The reason it doesn't get used for serious or complex projects is simply because of it's lack of capabilities. The big one is debugging and this is a huge reason for why you won't see EEs using these at their day jobs. Electronic engineers are accustomed to being able to step through code, watch variables and all the other niceties that in-circuit debugging offers. With Arduino you lose all of this, your flying blind with maybe a flashing LED or a serial output to help you out. Who knows how you will detect elusive bugs like out-of-bound array errors. The time you gain with some nice wrapper functions and libraries you will quickly lose when trying to debug a complex project. Features wise, you can do things most of the more advanced features which require bit manipulation of the AVRs registers like interrupts, timers, etc. with Arduino. Though at that point the lines are so blurred because half your code is AVR-GCC and half is Arduino. Why don't we see the simple consumer products using Arduinos? I don't know for sure but it's most likely because something simple is just as quick to code without the Arduino libraries.
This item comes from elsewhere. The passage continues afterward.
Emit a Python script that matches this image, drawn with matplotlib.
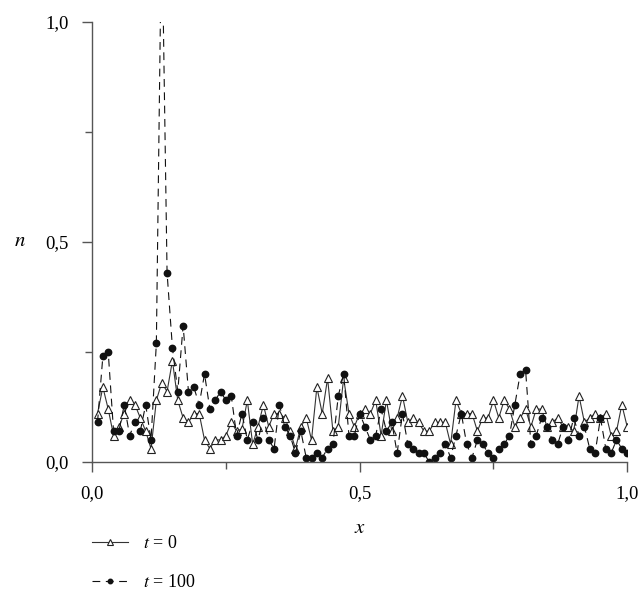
import numpy as np
import matplotlib
matplotlib.use("Agg")
from matplotlib import pyplot as plt
from matplotlib.ticker import MultipleLocator, FixedLocator

plt.rcParams['font.family'] = ['Liberation Serif', 'DejaVu Serif']
plt.rcParams['mathtext.fontset'] = 'stix'

# sample positions along x (0.01 steps)
x_pos = np.arange(1, 101) / 100

# density at t = 0
n_t0 = [0.11, 0.17, 0.12, 0.06, 0.08, 0.11, 0.14, 0.13, 0.10, 0.07,
        0.03, 0.14, 0.18, 0.16, 0.23, 0.14, 0.10, 0.09, 0.11, 0.11,
        0.05, 0.03, 0.05, 0.05, 0.06, 0.09, 0.07, 0.075, 0.14, 0.04,
        0.08, 0.13, 0.08, 0.11, 0.11, 0.10, 0.07, 0.03, 0.08, 0.10,
        0.05, 0.17, 0.11, 0.19, 0.07, 0.08, 0.19, 0.11, 0.08, 0.11,
        0.12, 0.11, 0.14, 0.06, 0.14, 0.07, 0.10, 0.15, 0.09, 0.10,
        0.09, 0.07, 0.07, 0.09, 0.09, 0.09, 0.04, 0.14, 0.11, 0.11,
        0.11, 0.07, 0.10, 0.10, 0.14, 0.10, 0.14, 0.12, 0.08, 0.10,
        0.12, 0.08, 0.12, 0.12, 0.08, 0.09, 0.10, 0.08, 0.08, 0.07,
        0.15, 0.09, 0.10, 0.11, 0.10, 0.11, 0.06, 0.07, 0.13, 0.08]

# density at t = 100 (peak near x = 0.13 runs off the top of the axes)
n_t100 = [0.09, 0.24, 0.25, 0.07, 0.07, 0.13, 0.06, 0.09, 0.07, 0.13,
          0.05, 0.27, 1.25, 0.43, 0.26, 0.16, 0.31, 0.16, 0.17, 0.13,
          0.20, 0.12, 0.14, 0.16, 0.14, 0.15, 0.06, 0.11, 0.05, 0.09,
          0.05, 0.10, 0.05, 0.03, 0.13, 0.08, 0.06, 0.02, 0.07, 0.01,
          0.01, 0.02, 0.01, 0.03, 0.04, 0.15, 0.20, 0.06, 0.06, 0.11,
          0.08, 0.05, 0.06, 0.12, 0.07, 0.09, 0.02, 0.11, 0.04, 0.03,
          0.02, 0.02, 0.00, 0.01, 0.02, 0.04, 0.01, 0.06, 0.11, 0.04,
          0.01, 0.05, 0.04, 0.02, 0.01, 0.03, 0.04, 0.06, 0.13, 0.20,
          0.21, 0.04, 0.06, 0.10, 0.08, 0.05, 0.04, 0.08, 0.05, 0.10,
          0.06, 0.08, 0.03, 0.02, 0.10, 0.03, 0.02, 0.05, 0.03, 0.02]

labels = ["$t$ = 0", "$t$ = 100"]
tick_vals = [0.0, 0.5, 1.0]
tick_text = ["0,0", "0,5", "1,0"]

fig = plt.figure(figsize=(6.4, 5.96), dpi=100)
ax = fig.add_axes([0.144, 0.225, 0.836, 0.738])

ax.plot(x_pos, n_t0, '-', color='#333333', lw=0.8, marker='^', ms=5.5,
        mfc='white', mec='#222222', mew=0.8, label=labels[0])
ax.plot(x_pos, n_t100, '--', color='#111111', lw=0.8, dashes=(7, 5),
        marker='o', ms=4.6, mfc='#111111', mec='#111111', label=labels[1])

ax.set_xlim(0, 1.0)
ax.set_ylim(0, 1.0)
for s in ['top', 'right']:
    ax.spines[s].set_visible(False)
for s in ['left', 'bottom']:
    ax.spines[s].set_color('#555555')
    ax.spines[s].set_linewidth(1.0)

ax.xaxis.set_major_locator(FixedLocator(tick_vals))
ax.yaxis.set_major_locator(FixedLocator(tick_vals))
ax.set_xticklabels(tick_text)
ax.set_yticklabels(tick_text)
ax.xaxis.set_minor_locator(MultipleLocator(0.25))
ax.yaxis.set_minor_locator(MultipleLocator(0.25))
ax.tick_params(which='major', length=7, width=1, color='#555555',
               labelsize=13.5, pad=10)
ax.tick_params(which='minor', length=5, width=1, color='#555555')

ax.set_xlabel("$x$", fontsize=15, labelpad=12)
fig.text(0.031, 1 - 242 / 596, "$n$", fontsize=15, ha='center', va='center')

fig.legend(loc='upper left', bbox_to_anchor=(0.144, 0.102), frameon=False,
           fontsize=13, handlelength=2.0, handletextpad=0.8,
           labelspacing=1.2, borderpad=0, borderaxespad=0, markerscale=0.7)

fig.savefig("out.png", dpi=100)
Atmel and most other micro suppliers are now coming out with their own "frameworks" these days, which are similar to Arduino in providing libraries for common tasks with a similar level of abstraction to Arduino, without the loss of the higher level functionality like debugging. These are a lot more attractive to EEs than Arduino is.

It will be interesting to see how this changes over the next 5 or so years. By then most of the young engineers who grew up with Arduino or were even introduced to electronics with Arduino will have graduated University and will be working in the industry. It will be interesting to see the effects that this generation of new engineers have.

What are the interesting frameworks these days?
The closest ones I know of are FreeScale's PE (Processor Expert) which has been around a while and is quite decent; I've used it with the HCS08's.

TI started one for its MSP430's called Grace this summer, but it's very very primitive thus far.

Atmel also has one called FLIP for its USB-enabled MCU's to make them act as various USB profiles/devices.

ST has a very nice "Standard Peripheries Library" for their STM32 ARM Cortex M3 line which abstracts all the bit and register manipulation away in a very elegant manner. Atmel has the "AVR Software Framework" which I have heard good things about but haven't used it myself.

Nearly all the chip manufacturers I know of have some sort of framework/library for their Cortex M3 line (which is what is in the new Arduino).

This is simply not true. I work with quite a few of these reasonably qualified electronic engineers, EE's and managers who all love how fast we can turn out prototypes and concepts using the Arduino platform. True that the platform itself does not go into commercial designs, but the ATMega168 and 328 chips certainly do and priced quite competitively at quantity.
Arduino's are definitely used at the proof-of-concept stage but will never make it in to production simply because they're too expensive for that.